Boucher performs all these songs and more. He’s backed by a three-man rock ensemble: Eastburn on bass guitar, Gary Backstrom on lead guitar and Steve Hodgkin on drums. Boucher and Eastburn created the show for performance on symphony orchestras’ pops programs. I’ve seen “Piano Men” with the Southern Maine Symphony and the Portland Symphony. They’ve also appeared with at least four other orchestras around the country.
For smaller venues, Eastburn pared the orchestrations down to a string quartet, and that’s also been popular.
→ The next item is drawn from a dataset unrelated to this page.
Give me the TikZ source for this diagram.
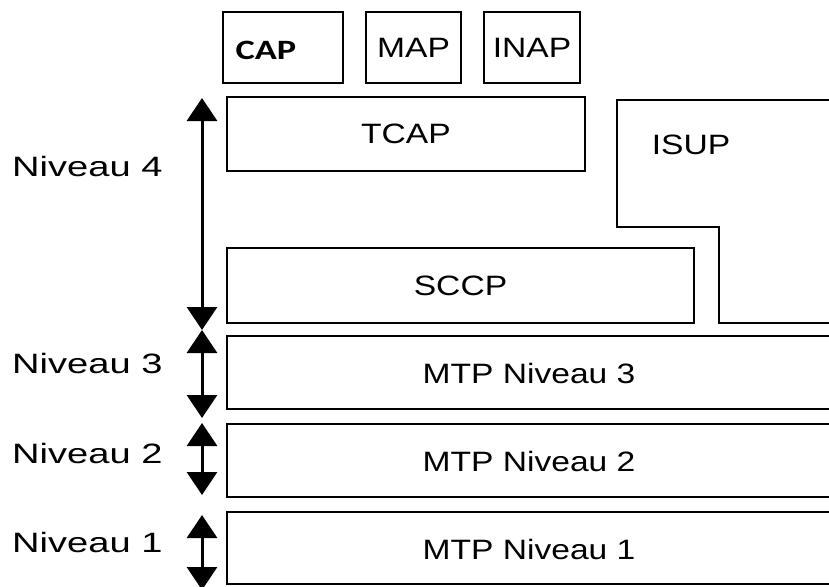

When they debuted their small-scale version of “Piano Men” at Deertrees two years ago, I attended and I was tremendously impressed with the show, the showmanship and the enthusiastic audience reception. Plus artistic and executive director Andrew Harris said they ranked as Deertrees’ top ticket seller for the season.
Catch “Piano Men” at 7:30 p.m. July 28 at Deertrees Theatre and Arts Center, 156 Deertrees Road in Harrison. Call 583-6747.
Lonely Heartstring Band is one of more than a dozen acts that are slated to appear at this weekend’s Ossipee Valley Music Festival.